▶ _SET EXERCISE_: Return all of the data exactly as written, without the pictures.

++++

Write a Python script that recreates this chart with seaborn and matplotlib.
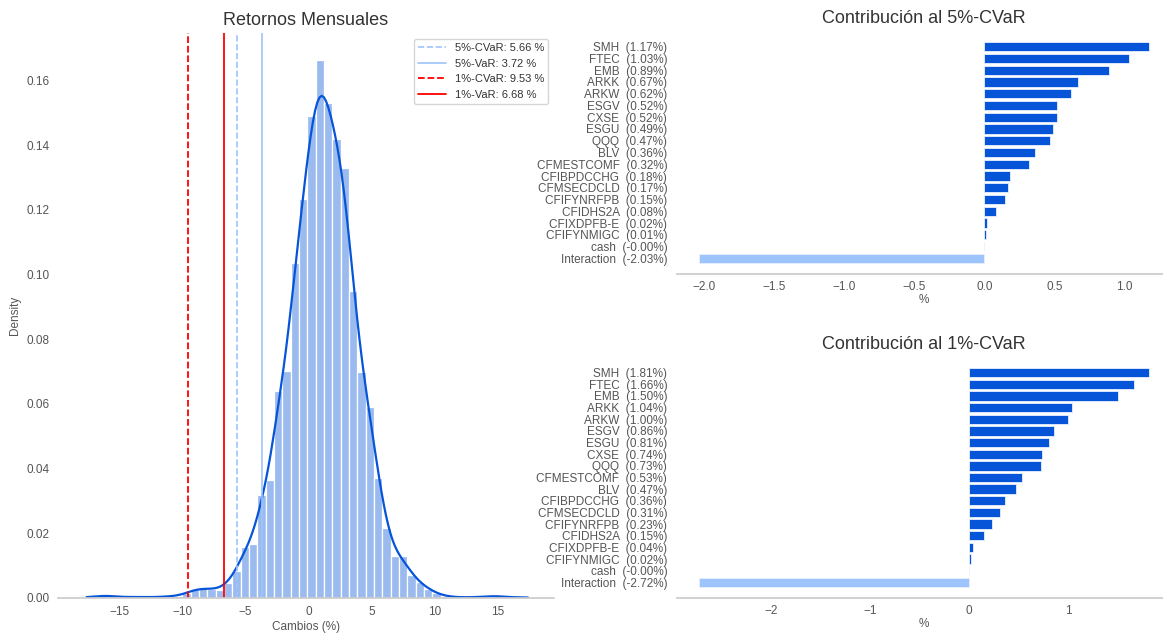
import numpy as np
import pandas as pd
import matplotlib
matplotlib.use("Agg")
import matplotlib.pyplot as plt
import seaborn as sns

# histogram of monthly returns (density per bin)
bin_start = -17.92
bin_width = 0.66
hist_density = [0.0004, 0.0003, 0.0009, 0.0006, 0.0003, 0.0003, 0.0003, 0.0003, 0.0002,
                0.0004, 0.0005, 0.0006, 0.0015, 0.0028, 0.0030, 0.0028, 0.0026, 0.0045,
                0.0082, 0.0158, 0.0168, 0.0318, 0.0365, 0.0640, 0.0702, 0.1036, 0.1234,
                0.1490, 0.1664, 0.1530, 0.1420, 0.1330, 0.0950, 0.0700, 0.0590, 0.0372,
                0.0215, 0.0130, 0.0130, 0.0071, 0.0048, 0.0029, 0.0014, 0.0006, 0.0003,
                0.0002, 0.0002, 0.0003, 0.0004, 0.0008, 0.0004, 0.0002, 0.0002, 0.0002]

# risk levels (%)
cvar5 = 5.66
var5 = 3.72
cvar1 = 9.53
var1 = 6.68

# contributions to 5%-CVaR
names5 = ["SMH", "FTEC", "EMB", "ARKK", "ARKW", "ESGV", "CXSE", "ESGU", "QQQ", "BLV",
          "CFMESTCOMF", "CFIBPDCCHG", "CFMSECDCLD", "CFIFYNRFPB", "CFIDHS2A",
          "CFIXDPFB-E", "CFIFYNMIGC", "cash", "Interaction"]
contrib5 = [1.17, 1.03, 0.89, 0.67, 0.62, 0.52, 0.52, 0.49, 0.47, 0.36,
            0.32, 0.18, 0.17, 0.15, 0.08, 0.02, 0.01, -0.0, -2.03]

# contributions to 1%-CVaR
names1 = ["SMH", "FTEC", "EMB", "ARKK", "ARKW", "ESGV", "ESGU", "CXSE", "QQQ",
          "CFMESTCOMF", "BLV", "CFIBPDCCHG", "CFMSECDCLD", "CFIFYNRFPB", "CFIDHS2A",
          "CFIXDPFB-E", "CFIFYNMIGC", "cash", "Interaction"]
contrib1 = [1.81, 1.66, 1.50, 1.04, 1.00, 0.86, 0.81, 0.74, 0.73,
            0.53, 0.47, 0.36, 0.31, 0.23, 0.15, 0.04, 0.02, -0.0, -2.72]

blue = "#0655d8"
light = "#9ec4fd"

sns.set_theme(style="white")
plt.rcParams["font.family"] = ["Liberation Sans", "DejaVu Sans"]
plt.rcParams["text.color"] = "#333333"
plt.rcParams["axes.labelcolor"] = "#555555"
plt.rcParams["xtick.color"] = "#555555"
plt.rcParams["ytick.color"] = "#555555"

W, H = 1163, 634
fig = plt.figure(figsize=(W / 100, H / 100), dpi=100)

def box(x0, y0, x1, y1):
    return [x0 / W, 1 - y1 / H, (x1 - x0) / W, (y1 - y0) / H]

# ---- left: histogram + kde ----
ax = fig.add_axes(box(58, 33, 554, 598))
edges = bin_start + bin_width * np.arange(len(hist_density) + 1)
hist_df = pd.DataFrame({"ret": edges[:-1] + bin_width / 2, "dens": hist_density})
sns.histplot(data=hist_df, x="ret", weights="dens", bins=list(edges), stat="count", kde=True,
             kde_kws={"bw_adjust": 0.36}, color=blue, alpha=0.4, edgecolor="white",
             linewidth=0.9, line_kws={"linewidth": 1.6}, ax=ax)
ax.axvline(-cvar5, color=light, ls="--", lw=1.2, label=f"5%-CVaR: {cvar5:.2f} %")
ax.axvline(-var5, color=light, ls="-", lw=1.2, label=f"5%-VaR: {var5:.2f} %")
ax.axvline(-cvar1, color="red", ls="--", lw=1.3, label=f"1%-CVaR: {cvar1:.2f} %")
ax.axvline(-var1, color="red", ls="-", lw=1.3, label=f"1%-VaR: {var1:.2f} %")
ax.set_xlim(-19.85, 19.45)
ax.set_yticks(np.arange(0, 0.17, 0.02))
ax.yaxis.set_major_formatter(matplotlib.ticker.FormatStrFormatter("%.2f"))
ax.set_title("Retornos Mensuales", fontsize=13)
ax.set_xlabel("Cambios (%)", fontsize=8.5, labelpad=2)
ax.set_ylabel("Density", fontsize=8.5)
ax.tick_params(labelsize=8.5, length=0, pad=6)
ax.legend(loc="upper right", fontsize=8, frameon=True, handlelength=2.5)
sns.despine(ax=ax, left=True)
ax.spines["bottom"].set_color("#cccccc")


def contrib_plot(ax, names, vals, title):
    labels = [f"{n}  ({v:.2f}%)" for n, v in zip(names, vals)]
    cols = [light if v < 0 else blue for v in vals]
    sns.barplot(x=vals, y=labels, hue=labels, palette=cols, legend=False, saturation=1,
                width=0.8, edgecolor="#e8f0ff", linewidth=0.6, ax=ax)
    n = len(vals)
    ax.set_ylim(n - 1 + 1.34, -1.34)
    ax.set_title(title, fontsize=13)
    ax.set_xlabel("%", fontsize=8.5, labelpad=1)
    ax.set_ylabel("")
    ax.tick_params(labelsize=8.5, length=0, pad=7)
    ax.tick_params(axis="x", pad=5)
    sns.despine(ax=ax, left=True)
    ax.spines["bottom"].set_color("#cccccc")


ax2 = fig.add_axes(box(677, 31, 1171, 274))
contrib_plot(ax2, names5, contrib5, "Contribución al 5%-CVaR")
ax2.set_xticks([-2.0, -1.5, -1.0, -0.5, 0.0, 0.5, 1.0])

ax3 = fig.add_axes(box(677, 357, 1171, 598))
contrib_plot(ax3, names1, contrib1, "Contribución al 1%-CVaR")
ax3.set_xticks([-2, -1, 0, 1])

fig.savefig("out.png", dpi=100)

++++

▶ _FINAL ANSWER_:
Write a Python script that recreates this chart with seaborn and matplotlib.
import numpy as np
import pandas as pd
import matplotlib
matplotlib.use("Agg")
import matplotlib.pyplot as plt
import seaborn as sns

# histogram of monthly returns (density per bin)
bin_start = -17.92
bin_width = 0.66
hist_density = [0.0004, 0.0003, 0.0009, 0.0006, 0.0003, 0.0003, 0.0003, 0.0003, 0.0002,
                0.0004, 0.0005, 0.0006, 0.0015, 0.0028, 0.0030, 0.0028, 0.0026, 0.0045,
                0.0082, 0.0158, 0.0168, 0.0318, 0.0365, 0.0640, 0.0702, 0.1036, 0.1234,
                0.1490, 0.1664, 0.1530, 0.1420, 0.1330, 0.0950, 0.0700, 0.0590, 0.0372,
                0.0215, 0.0130, 0.0130, 0.0071, 0.0048, 0.0029, 0.0014, 0.0006, 0.0003,
                0.0002, 0.0002, 0.0003, 0.0004, 0.0008, 0.0004, 0.0002, 0.0002, 0.0002]

# risk levels (%)
cvar5 = 5.66
var5 = 3.72
cvar1 = 9.53
var1 = 6.68

# contributions to 5%-CVaR
names5 = ["SMH", "FTEC", "EMB", "ARKK", "ARKW", "ESGV", "CXSE", "ESGU", "QQQ", "BLV",
          "CFMESTCOMF", "CFIBPDCCHG", "CFMSECDCLD", "CFIFYNRFPB", "CFIDHS2A",
          "CFIXDPFB-E", "CFIFYNMIGC", "cash", "Interaction"]
contrib5 = [1.17, 1.03, 0.89, 0.67, 0.62, 0.52, 0.52, 0.49, 0.47, 0.36,
            0.32, 0.18, 0.17, 0.15, 0.08, 0.02, 0.01, -0.0, -2.03]

# contributions to 1%-CVaR
names1 = ["SMH", "FTEC", "EMB", "ARKK", "ARKW", "ESGV", "ESGU", "CXSE", "QQQ",
          "CFMESTCOMF", "BLV", "CFIBPDCCHG", "CFMSECDCLD", "CFIFYNRFPB", "CFIDHS2A",
          "CFIXDPFB-E", "CFIFYNMIGC", "cash", "Interaction"]
contrib1 = [1.81, 1.66, 1.50, 1.04, 1.00, 0.86, 0.81, 0.74, 0.73,
            0.53, 0.47, 0.36, 0.31, 0.23, 0.15, 0.04, 0.02, -0.0, -2.72]

blue = "#0655d8"
light = "#9ec4fd"

sns.set_theme(style="white")
plt.rcParams["font.family"] = ["Liberation Sans", "DejaVu Sans"]
plt.rcParams["text.color"] = "#333333"
plt.rcParams["axes.labelcolor"] = "#555555"
plt.rcParams["xtick.color"] = "#555555"
plt.rcParams["ytick.color"] = "#555555"

W, H = 1163, 634
fig = plt.figure(figsize=(W / 100, H / 100), dpi=100)

def box(x0, y0, x1, y1):
    return [x0 / W, 1 - y1 / H, (x1 - x0) / W, (y1 - y0) / H]

# ---- left: histogram + kde ----
ax = fig.add_axes(box(58, 33, 554, 598))
edges = bin_start + bin_width * np.arange(len(hist_density) + 1)
hist_df = pd.DataFrame({"ret": edges[:-1] + bin_width / 2, "dens": hist_density})
sns.histplot(data=hist_df, x="ret", weights="dens", bins=list(edges), stat="count", kde=True,
             kde_kws={"bw_adjust": 0.36}, color=blue, alpha=0.4, edgecolor="white",
             linewidth=0.9, line_kws={"linewidth": 1.6}, ax=ax)
ax.axvline(-cvar5, color=light, ls="--", lw=1.2, label=f"5%-CVaR: {cvar5:.2f} %")
ax.axvline(-var5, color=light, ls="-", lw=1.2, label=f"5%-VaR: {var5:.2f} %")
ax.axvline(-cvar1, color="red", ls="--", lw=1.3, label=f"1%-CVaR: {cvar1:.2f} %")
ax.axvline(-var1, color="red", ls="-", lw=1.3, label=f"1%-VaR: {var1:.2f} %")
ax.set_xlim(-19.85, 19.45)
ax.set_yticks(np.arange(0, 0.17, 0.02))
ax.yaxis.set_major_formatter(matplotlib.ticker.FormatStrFormatter("%.2f"))
ax.set_title("Retornos Mensuales", fontsize=13)
ax.set_xlabel("Cambios (%)", fontsize=8.5, labelpad=2)
ax.set_ylabel("Density", fontsize=8.5)
ax.tick_params(labelsize=8.5, length=0, pad=6)
ax.legend(loc="upper right", fontsize=8, frameon=True, handlelength=2.5)
sns.despine(ax=ax, left=True)
ax.spines["bottom"].set_color("#cccccc")


def contrib_plot(ax, names, vals, title):
    labels = [f"{n}  ({v:.2f}%)" for n, v in zip(names, vals)]
    cols = [light if v < 0 else blue for v in vals]
    sns.barplot(x=vals, y=labels, hue=labels, palette=cols, legend=False, saturation=1,
                width=0.8, edgecolor="#e8f0ff", linewidth=0.6, ax=ax)
    n = len(vals)
    ax.set_ylim(n - 1 + 1.34, -1.34)
    ax.set_title(title, fontsize=13)
    ax.set_xlabel("%", fontsize=8.5, labelpad=1)
    ax.set_ylabel("")
    ax.tick_params(labelsize=8.5, length=0, pad=7)
    ax.tick_params(axis="x", pad=5)
    sns.despine(ax=ax, left=True)
    ax.spines["bottom"].set_color("#cccccc")


ax2 = fig.add_axes(box(677, 31, 1171, 274))
contrib_plot(ax2, names5, contrib5, "Contribución al 5%-CVaR")
ax2.set_xticks([-2.0, -1.5, -1.0, -0.5, 0.0, 0.5, 1.0])

ax3 = fig.add_axes(box(677, 357, 1171, 598))
contrib_plot(ax3, names1, contrib1, "Contribución al 1%-CVaR")
ax3.set_xticks([-2, -1, 0, 1])

fig.savefig("out.png", dpi=100)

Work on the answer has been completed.